She spent years gradually researching her idea. She then switched jobs and became a teacher, all the while refining the product, sourcing fabrics, contacting manufacturers and retailers. Finally, in late 2003 she gave up teaching to devote herself to Kim Mask full- time. She set up the company six months later and launched the product in September 2004.
'The main problems for me were around finance and confidence. I strongly believed in my idea and I knew there was a demand, but I didn't see myself as someone who 'd ever approach a bank. I'd never done it and had no idea of how to. I had no contacts, no networking experience and limited market knowledge,' she says.
Her answer was to downsize her house to free up some equity and to ask her family to support her if anything went wrong and she managed to raise the pounds 30,000 investment needed to get the business up and running.
'It was entirely self-funded.
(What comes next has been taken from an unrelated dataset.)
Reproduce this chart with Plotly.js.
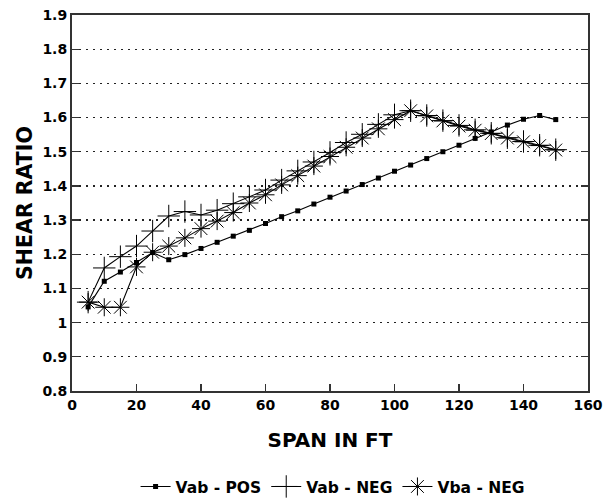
<!DOCTYPE html>
<html><head><meta charset="utf-8">
<script src="https://cdn.plot.ly/plotly-3.0.1.min.js"></script>
<style>html,body{margin:0;padding:0;background:#fff}#chart{width:615px;height:499px}</style>
</head><body><div id="chart"></div>
<script>
const span = [5,10,15,20,25,30,35,40,45,50,55,60,65,70,75,80,85,90,95,100,105,110,115,120,125,130,135,140,145,150];
const vabPos = [1.046,1.121,1.148,1.176,1.205,1.184,1.199,1.217,1.235,1.253,1.270,1.290,1.310,1.327,1.347,1.367,1.385,1.404,1.423,1.443,1.461,1.480,1.500,1.519,1.539,1.558,1.578,1.595,1.606,1.594];
const vabNeg = [1.060,1.160,1.193,1.224,1.268,1.312,1.325,1.315,1.329,1.348,1.368,1.388,1.417,1.444,1.470,1.498,1.527,1.551,1.580,1.608,1.620,1.606,1.591,1.577,1.564,1.554,1.541,1.530,1.519,1.506];
const vbaNeg = [1.060,1.045,1.045,1.163,1.206,1.224,1.248,1.275,1.297,1.322,1.350,1.374,1.403,1.430,1.458,1.486,1.513,1.540,1.567,1.594,1.620,1.605,1.590,1.575,1.563,1.553,1.540,1.529,1.518,1.505];
const names = ['Vab - POS','Vab - NEG','Vba - NEG'];
const xTicks = [0,20,40,60,80,100,120,140,160];
const yTicks = [0.8,0.9,1,1.1,1.2,1.3,1.4,1.5,1.6,1.7,1.8,1.9];

const F = 'DejaVu Sans, Liberation Sans, Arial, sans-serif';
const line = {color:'#000', width:1.1};
const traces = [
  {x:span, y:vabPos, name:names[0], mode:'lines+markers', line:line,
   marker:{symbol:'square', size:5, color:'#000'}},
  {x:span, y:vabNeg, name:names[1], mode:'lines+markers', line:line,
   marker:{symbol:'cross-thin-open', size:16, color:'#000', line:{color:'#000', width:1}}},
  {x:span, y:vbaNeg, name:names[2], mode:'lines+markers', line:line,
   marker:{symbol:'asterisk-open', size:15, color:'#000', line:{color:'#000', width:1}}}
];
const layout = {
  width:615, height:499,
  margin:{l:72, r:27, t:15, b:108, autoexpand:false},
  paper_bgcolor:'#fff', plot_bgcolor:'#fff',
  showlegend:true,
  legend:{orientation:'h', x:0.505, xanchor:'center', y:-0.255, yanchor:'middle',
    font:{family:F, size:15.5, color:'#000', weight:'bold'}, itemwidth:30, tracegroupgap:0},
  xaxis:{range:[0,160], tickvals:xTicks, ticktext:xTicks.map(String),
    showline:true, mirror:true, linecolor:'#333', linewidth:2,
    ticks:'inside', ticklen:7, tickcolor:'#333', tickwidth:1.2, showgrid:false, zeroline:false,
    tickfont:{family:F, size:14, color:'#000', weight:'bold'},
    title:{text:'SPAN IN FT', font:{family:F, size:20, color:'#000', weight:'bold'}, standoff:21}},
  yaxis:{range:[0.8,1.9], tickvals:yTicks, ticktext:yTicks.map(v=>String(v)),
    showline:true, mirror:'ticks', linecolor:'#333', linewidth:2,
    ticks:'inside', ticklen:7, tickcolor:'#333', tickwidth:1.2,
    showgrid:true, gridcolor:'#222', griddash:'2px,5px', gridwidth:1.3, zeroline:false,
    tickfont:{family:F, size:14, color:'#000', weight:'bold'},
    title:{text:'SHEAR RATIO', font:{family:F, size:20.5, color:'#000', weight:'bold'}, standoff:4}}
};
Plotly.newPlot('chart', traces, layout, {displayModeBar:false, staticPlot:true});
</script>
</body></html>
I didn't regard that as being at all entrepreneurial, just something I needed to do if it was ever to work. I didn't really consider external funding. It just wasn't part of the world I was familiar or comfortable with. I also found it difficult learning about an entirely new culture; how to do business, be a saleswoman. I had to learn about all those things myself,' she says.
Her expertise as a teacher obviously paid off. Earlier this year, she won the British Female Inventor of the Year award and Kim Mask is right on target to exceed it's first year turnover target of pounds 40,000.
'It was a modest target, but my ambitions for the company are big,' says Montoute.…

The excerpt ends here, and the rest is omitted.